How China became malaria-free, going from 30 million cases a year in the early 1950s to zero today
- The WHO made the historic declaration on June 30, marking the success of a control and, eventually, elimination programme dating back to 1956

On International Workers’ Day this year, as many around the world were stuck working from home, unlikely colleagues from Britain, Ghana and Senegal landed at Shanghai’s Pudong International Airport.
The weary travellers had their body temperatures scanned, passports checked, and waiting drivers escorted the men to their hotel. The trio would need to travel much further in-country, but that would have to wait until they got some rest.
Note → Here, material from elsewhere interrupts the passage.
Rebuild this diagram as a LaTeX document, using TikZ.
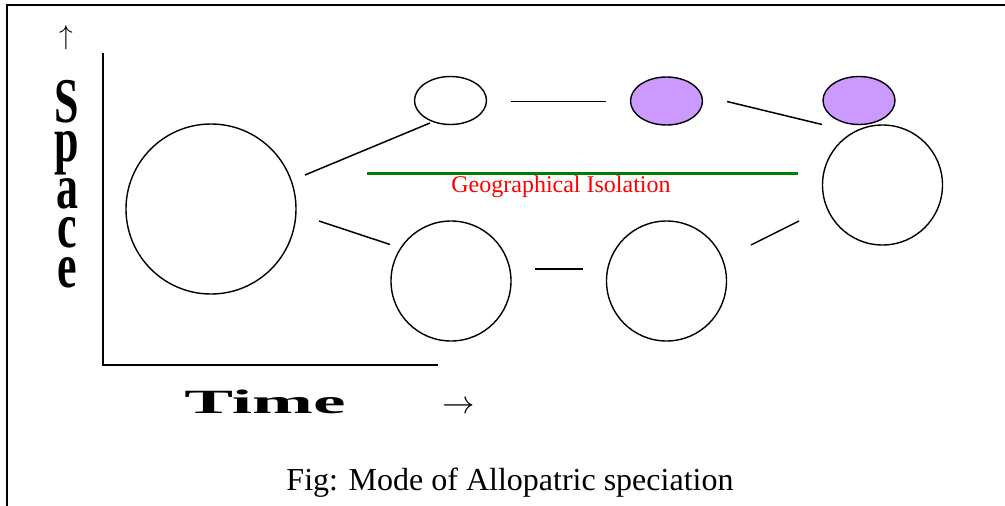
\documentclass[tikz,border=0pt]{standalone}
\usepackage{fontspec}
\setmainfont{Liberation Serif}
\usetikzlibrary{shapes.geometric}
\definecolor{lilac}{RGB}{204,153,255}
\definecolor{isogreen}{RGB}{0,128,0}
\newcommand\spacefont{\fontsize{44}{27}\selectfont\bfseries
  \lineskiplimit=-100pt\relax\lineskip=0pt\relax}
\tikzset{
  pop/.style={draw, circle, line width=1.4pt, inner sep=0pt},
  small/.style={draw, ellipse, line width=1.4pt, inner sep=0pt,
                minimum width=72pt, minimum height=48pt},
  newsp/.style={small, fill=lilac},
  link/.style={line width=1.5pt},
  axis/.style={line width=1.8pt},
  spacelabel/.style={inner sep=0pt, align=center, yscale=1.45, font=\spacefont},
  arrowlabel/.style={inner sep=0pt, anchor=base, font=\fontsize{24.88}{25}\selectfont},
}
\begin{document}
\begin{tikzpicture}[x=1pt, y=-1pt]
  \useasboundingbox (0,0) rectangle (1005,506);
  % frame
  \draw[line width=2pt] (1005,5) -- (7,5) -- (7,506);

  % axes
  \coordinate (origin) at (103,365);
  \coordinate (ytop) at (103,53);
  \coordinate (xend) at (438,365);
  \draw[axis] (ytop) -- (origin) -- (xend);

  % axis labels
  \node[arrowlabel, scale=1.1] (uparrow) at (66,45) {$\uparrow$};
  \node[spacelabel] (space) at (67,184.5) {S\\p\\[5.4pt]a\\c\\[0.6pt]e};
  \node[inner sep=0pt, anchor=base, xscale=2.15,
        font=\fontsize{34}{34}\selectfont\bfseries] (time) at (265,413) {Time};
  \node[arrowlabel, scale=1.3] (rarrow) at (459,413) {$\rightarrow$};

  % populations
  \node[pop, minimum size=170pt] (anc) at (211,209) {};
  \node[small] (t1) at (450.5,100.5) {};
  \node[newsp] (t2) at (666.5,101) {};
  \node[newsp] (t3) at (859,100.5) {};
  \node[pop, minimum size=120pt] (r) at (882.5,185) {};
  \node[pop, minimum size=120pt] (b1) at (451,281) {};
  \node[pop, minimum size=120pt] (b2) at (666.5,281) {};

  % lineage links
  \coordinate (a1) at (305,175);  \coordinate (a2) at (430,123);
  \coordinate (c1) at (511,101.5); \coordinate (c2) at (606,101.5);
  \coordinate (d1) at (727,101.5); \coordinate (d2) at (822,124.5);
  \coordinate (e1) at (319,221);  \coordinate (e2) at (390,244.5);
  \coordinate (f1) at (535,269);  \coordinate (f2) at (583,269);
  \coordinate (g1) at (751,245);  \coordinate (g2) at (799,221);
  \draw[link] (a1) -- (a2);
  \draw[link] (c1) -- (c2);
  \draw[link] (d1) -- (d2);
  \draw[link] (e1) -- (e2);
  \draw[link] (f1) -- (f2);
  \draw[link] (g1) -- (g2);

  % barrier
  \coordinate (gl) at (367,173.5);
  \coordinate (gr) at (798,173.5);
  \draw[isogreen, line width=3.5pt] (gl) -- (gr);
  \node[inner sep=0pt, anchor=base, text=red,
        font=\fontsize{24}{24}\selectfont] (iso) at (561,192) {Geographical Isolation};

  % caption
  \node[inner sep=0pt, anchor=base, font=\fontsize{32}{32}\selectfont] (cap) at (510,490)
    {Fig: Mode of Allopatric speciation};
\end{tikzpicture}
\end{document}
Two weeks of rest to be specific, as they rode out their Covid-19 quarantine periods.
Six months before their arrival, each scientist had received a dossier from the People’s Republic of China, via their membership of an expert panel at the World Health Organization (WHO), inviting them to visit and survey containment efforts in the country.
They were not there to probe the origins of Covid-19, however, but to confirm Beijing’s claims of having eliminated malaria.

While the world was focused on various and variegated waves of Covid-19, the three scientists perused the WHO-delivered Chinese files, which included several national and provincial reports, as well as technical documents, detailing malaria-control efforts from as far back as the 1950s.
“We had the chance to get a broad view of things that have been happening all over China,” says Brian Greenwood, professor of clinical tropical medicine at the London School of Hygiene and Tropical Medicine. The 83-year-old is also on a 10-expert committee tasked by the WHO with researching and recommending countries claiming to be malaria-free. In China’s case, Greenwood says “it must have been a few thousand pages of documentation that we shared among us on the committee”.